-- Start Information supplied --

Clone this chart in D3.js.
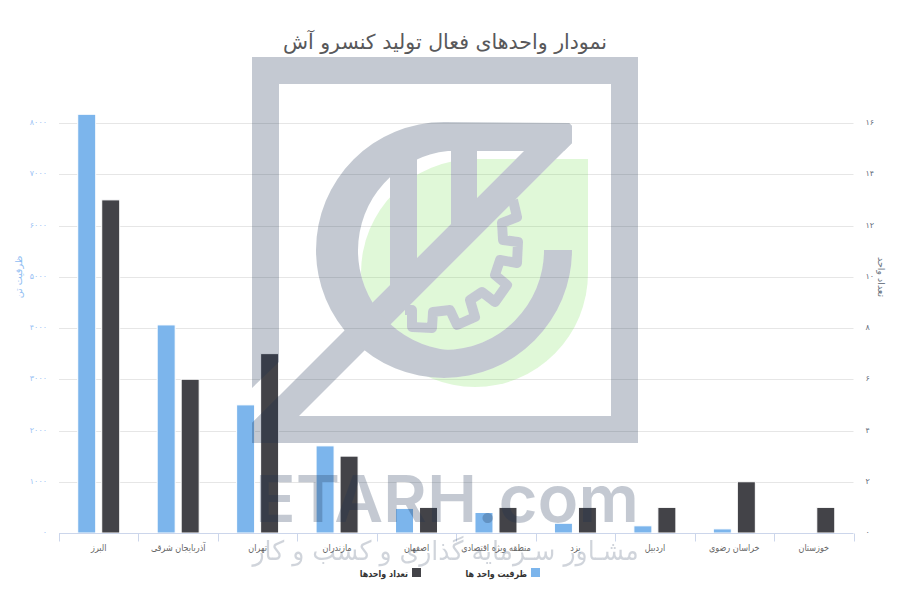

-- End Information supplied --
-- Start Information supplied --

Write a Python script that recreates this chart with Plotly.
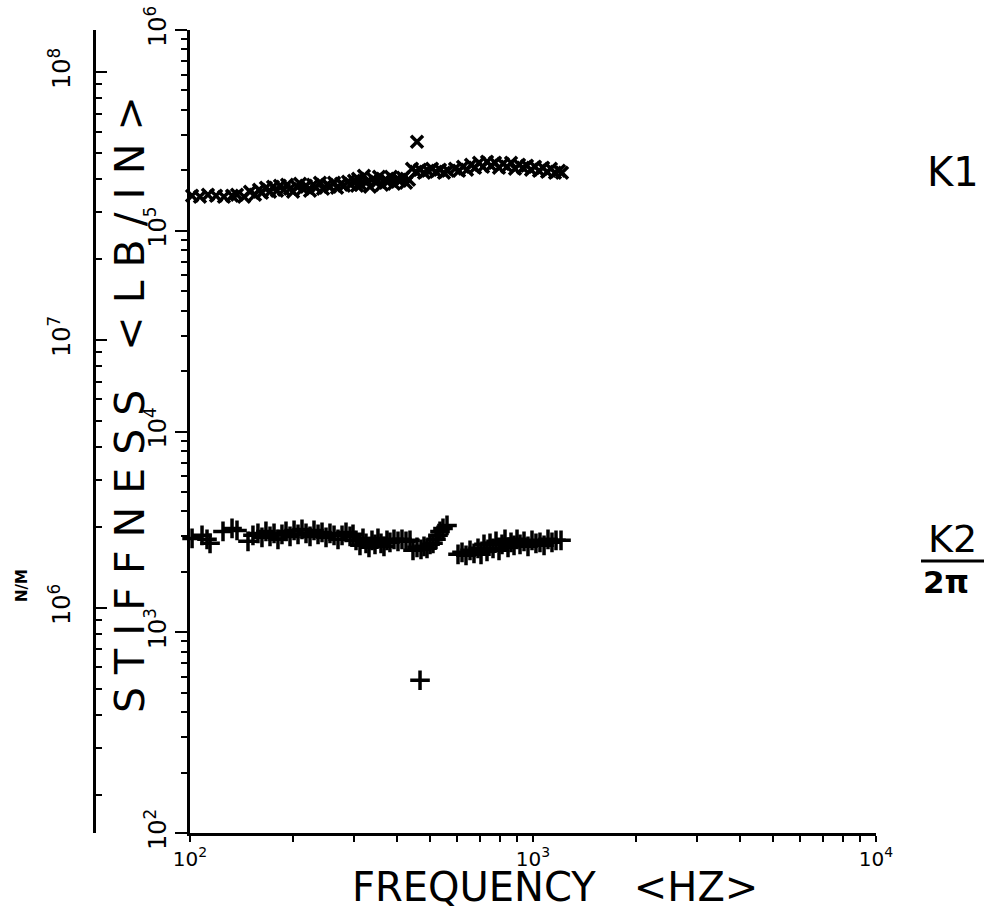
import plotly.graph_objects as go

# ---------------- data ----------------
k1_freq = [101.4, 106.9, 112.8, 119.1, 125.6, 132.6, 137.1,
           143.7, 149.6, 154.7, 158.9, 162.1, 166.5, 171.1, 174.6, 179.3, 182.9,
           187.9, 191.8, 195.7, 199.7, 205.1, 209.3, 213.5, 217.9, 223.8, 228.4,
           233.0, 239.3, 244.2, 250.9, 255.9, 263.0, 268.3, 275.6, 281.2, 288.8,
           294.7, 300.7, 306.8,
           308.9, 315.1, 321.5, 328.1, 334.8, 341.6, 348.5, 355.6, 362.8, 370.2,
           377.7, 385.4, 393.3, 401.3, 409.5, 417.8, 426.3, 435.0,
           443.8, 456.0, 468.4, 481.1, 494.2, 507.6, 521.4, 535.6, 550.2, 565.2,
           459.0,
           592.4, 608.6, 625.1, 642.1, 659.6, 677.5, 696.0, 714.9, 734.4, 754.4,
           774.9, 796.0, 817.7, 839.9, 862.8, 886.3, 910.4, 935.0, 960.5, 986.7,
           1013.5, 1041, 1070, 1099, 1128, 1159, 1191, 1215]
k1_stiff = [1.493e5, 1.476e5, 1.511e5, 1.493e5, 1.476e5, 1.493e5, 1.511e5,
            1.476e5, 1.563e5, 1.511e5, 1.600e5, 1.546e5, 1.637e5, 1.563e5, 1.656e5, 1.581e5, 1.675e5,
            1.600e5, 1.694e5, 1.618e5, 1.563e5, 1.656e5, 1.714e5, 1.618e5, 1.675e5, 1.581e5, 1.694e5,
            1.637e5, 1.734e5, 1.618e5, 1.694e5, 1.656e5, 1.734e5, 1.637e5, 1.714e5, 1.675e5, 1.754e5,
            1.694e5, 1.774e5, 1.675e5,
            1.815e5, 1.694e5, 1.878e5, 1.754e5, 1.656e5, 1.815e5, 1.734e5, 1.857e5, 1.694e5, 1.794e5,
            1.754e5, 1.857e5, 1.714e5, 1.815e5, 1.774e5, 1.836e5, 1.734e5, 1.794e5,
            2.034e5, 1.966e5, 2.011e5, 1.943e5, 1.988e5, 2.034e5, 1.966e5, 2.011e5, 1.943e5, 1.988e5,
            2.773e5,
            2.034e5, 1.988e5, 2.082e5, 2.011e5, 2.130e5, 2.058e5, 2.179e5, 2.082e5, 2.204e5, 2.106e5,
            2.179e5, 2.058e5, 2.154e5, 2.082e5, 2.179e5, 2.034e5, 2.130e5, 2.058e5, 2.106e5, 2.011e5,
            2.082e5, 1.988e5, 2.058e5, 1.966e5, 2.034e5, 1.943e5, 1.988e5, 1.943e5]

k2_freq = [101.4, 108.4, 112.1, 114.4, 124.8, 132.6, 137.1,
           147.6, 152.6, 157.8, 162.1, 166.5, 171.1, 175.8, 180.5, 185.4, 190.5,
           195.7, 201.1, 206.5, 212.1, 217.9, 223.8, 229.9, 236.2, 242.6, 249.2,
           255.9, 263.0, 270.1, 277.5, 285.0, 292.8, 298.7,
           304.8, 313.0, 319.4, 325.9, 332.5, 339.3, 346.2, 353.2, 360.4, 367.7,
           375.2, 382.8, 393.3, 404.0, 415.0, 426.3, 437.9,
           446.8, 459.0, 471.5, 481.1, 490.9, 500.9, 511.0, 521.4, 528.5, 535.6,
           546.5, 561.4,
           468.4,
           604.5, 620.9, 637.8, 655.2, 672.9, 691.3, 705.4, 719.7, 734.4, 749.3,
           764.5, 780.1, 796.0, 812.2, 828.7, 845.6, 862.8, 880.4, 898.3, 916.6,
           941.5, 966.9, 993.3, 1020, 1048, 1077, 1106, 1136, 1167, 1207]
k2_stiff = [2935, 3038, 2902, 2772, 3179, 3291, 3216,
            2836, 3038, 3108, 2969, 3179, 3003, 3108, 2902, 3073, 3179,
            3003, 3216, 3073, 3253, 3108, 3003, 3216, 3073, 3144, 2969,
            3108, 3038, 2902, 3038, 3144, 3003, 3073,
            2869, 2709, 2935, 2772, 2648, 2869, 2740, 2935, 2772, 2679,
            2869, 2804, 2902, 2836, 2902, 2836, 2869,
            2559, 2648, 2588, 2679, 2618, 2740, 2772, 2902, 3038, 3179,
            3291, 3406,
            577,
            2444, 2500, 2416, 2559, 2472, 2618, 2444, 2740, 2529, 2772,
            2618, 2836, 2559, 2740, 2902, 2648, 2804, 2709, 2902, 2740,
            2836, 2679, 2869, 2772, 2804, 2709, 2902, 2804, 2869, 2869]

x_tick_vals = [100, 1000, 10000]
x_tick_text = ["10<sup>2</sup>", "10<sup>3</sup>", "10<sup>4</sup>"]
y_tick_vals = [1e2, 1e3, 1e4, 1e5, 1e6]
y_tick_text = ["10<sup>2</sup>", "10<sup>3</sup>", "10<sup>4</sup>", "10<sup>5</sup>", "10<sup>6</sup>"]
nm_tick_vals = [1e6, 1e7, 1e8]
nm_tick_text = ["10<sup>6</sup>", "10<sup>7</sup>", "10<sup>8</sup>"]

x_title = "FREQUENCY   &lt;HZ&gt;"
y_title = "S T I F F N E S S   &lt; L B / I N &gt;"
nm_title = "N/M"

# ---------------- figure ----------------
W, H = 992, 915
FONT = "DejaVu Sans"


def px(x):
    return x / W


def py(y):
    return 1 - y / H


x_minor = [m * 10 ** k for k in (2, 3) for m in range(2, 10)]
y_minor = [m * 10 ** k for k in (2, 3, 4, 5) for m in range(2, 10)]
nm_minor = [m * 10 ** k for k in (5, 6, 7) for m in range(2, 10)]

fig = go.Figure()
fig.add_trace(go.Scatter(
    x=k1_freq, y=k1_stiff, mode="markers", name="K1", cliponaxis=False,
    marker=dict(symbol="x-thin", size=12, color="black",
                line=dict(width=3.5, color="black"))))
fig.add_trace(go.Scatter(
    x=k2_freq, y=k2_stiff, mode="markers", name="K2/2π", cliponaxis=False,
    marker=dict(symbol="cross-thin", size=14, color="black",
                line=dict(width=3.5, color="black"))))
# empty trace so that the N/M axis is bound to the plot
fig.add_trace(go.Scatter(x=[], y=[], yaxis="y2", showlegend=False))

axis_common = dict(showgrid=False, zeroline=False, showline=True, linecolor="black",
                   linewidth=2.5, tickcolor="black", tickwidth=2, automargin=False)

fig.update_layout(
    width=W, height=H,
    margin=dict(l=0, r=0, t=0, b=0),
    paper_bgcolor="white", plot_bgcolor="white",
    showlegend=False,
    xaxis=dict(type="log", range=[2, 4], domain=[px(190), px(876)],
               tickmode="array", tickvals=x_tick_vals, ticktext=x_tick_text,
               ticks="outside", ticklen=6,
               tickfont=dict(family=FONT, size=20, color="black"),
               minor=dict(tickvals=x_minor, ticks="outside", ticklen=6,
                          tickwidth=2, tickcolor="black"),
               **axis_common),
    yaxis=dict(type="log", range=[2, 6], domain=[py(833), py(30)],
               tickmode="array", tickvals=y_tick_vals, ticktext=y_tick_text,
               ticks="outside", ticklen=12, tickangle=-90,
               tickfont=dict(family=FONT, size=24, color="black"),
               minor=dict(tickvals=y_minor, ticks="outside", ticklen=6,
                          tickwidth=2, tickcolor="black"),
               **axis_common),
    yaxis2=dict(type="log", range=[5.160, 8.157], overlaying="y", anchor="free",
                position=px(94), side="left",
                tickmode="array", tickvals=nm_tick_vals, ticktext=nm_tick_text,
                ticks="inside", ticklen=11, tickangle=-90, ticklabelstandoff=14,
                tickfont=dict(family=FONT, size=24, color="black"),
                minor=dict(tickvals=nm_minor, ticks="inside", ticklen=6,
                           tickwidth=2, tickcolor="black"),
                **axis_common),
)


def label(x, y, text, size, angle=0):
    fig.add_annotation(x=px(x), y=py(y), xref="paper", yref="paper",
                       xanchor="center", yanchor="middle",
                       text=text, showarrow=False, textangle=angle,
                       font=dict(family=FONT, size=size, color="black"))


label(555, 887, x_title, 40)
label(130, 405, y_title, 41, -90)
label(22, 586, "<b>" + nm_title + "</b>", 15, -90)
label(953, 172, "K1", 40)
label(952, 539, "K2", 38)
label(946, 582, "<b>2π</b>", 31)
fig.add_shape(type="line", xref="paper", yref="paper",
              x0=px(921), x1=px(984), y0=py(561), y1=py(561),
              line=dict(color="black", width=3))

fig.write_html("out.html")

-- End Information supplied --

Task to carry out:
Start at the line above containing "Write a Python" and stop at the line containing "import plotly.graph_objects as go": print those lines and everything between them exactly, but not the pictures.

Reply:
Write a Python script that recreates this chart with Plotly.
import plotly.graph_objects as go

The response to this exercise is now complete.